1. Syllables are hyphen-separated, except that an accent or back-accent
follows each accented syllable (the back-accent marks a secondary
accent in some words of four or more syllables). If no accent is
given, the word is pronounced with equal accentuation on all syllables
(this is common for abbreviations).
2. Consonants are pronounced as in American English. The letter `g' is
always hard (as in "got" rather than "giant"); `ch' is soft
("church" rather than "chemist"). The letter `j' is the sound
that occurs twice in "judge". The letter `s' is always as in
"pass", never a z sound. The digraph `kh' is the guttural of
"loch" or "l'chaim". The digraph 'gh' is the aspirated g+h of
"bughouse" or "ragheap" (rare in English).
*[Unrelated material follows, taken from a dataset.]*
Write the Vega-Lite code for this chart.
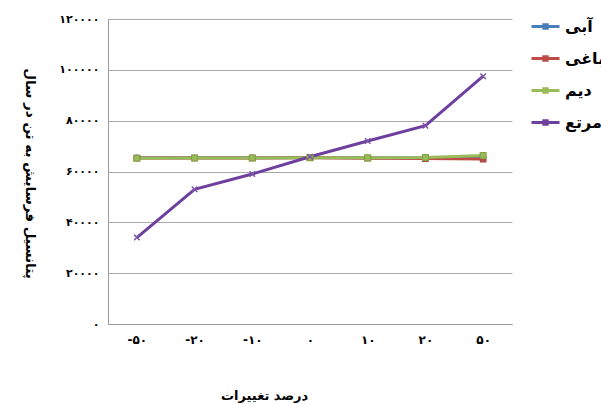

3. Uppercase letters are pronounced as their English letter names; thus
(for example) /H-L-L/ is equivalent to /aitch el el/. /Z/ may
be pronounced /zee/ or /zed/ depending on your local dialect.
4. Vowels are represented as follows:
a
back, that
ah
father, palm (see note)
ar
far, mark
aw
flaw, caught
ay
bake, rain
e
less, men
ee
easy, ski
eir
their, software
i
trip, hit
i:
life, sky
o
block, stock (see note)
oh
flow, sew
oo
loot, through
or
more, door
ow
out, how
oy
boy, coin
uh
but, some
u
put, foot
y
yet, young
yoo
few, chew
[y]oo
/oo/ with optional fronting as in `news' (/nooz/ or /nyooz/)
A /*/ is used for the `schwa' sound of unstressed or occluded vowels (the one
that is often written with an upside-down `e'). The schwa vowel is omitted in
syllables containing vocalic r, l, m or n; that is, `kitten' and `color' would
be rendered /kit'n/ and /kuhl'r/, not /kit'*n/ and /kuhl'*r/.Note that the above table reflects mainly distinctions found in standard American English (that is, the neutral dialect spoken by TV network announcers and typical of educated speech in the Upper Midwest, Chicago, Minneapolis/St.Paul and Philadelphia). However, we separate /o/ from /ah/, which tend to merge in standard American. This may help readers accustomed to accents resembling British Received Pronunciation.
Entries with a pronunciation of `//' are written-only usages. (No, UNIX weenies, this does *not* mean `pronounce like previous pronunciation'!)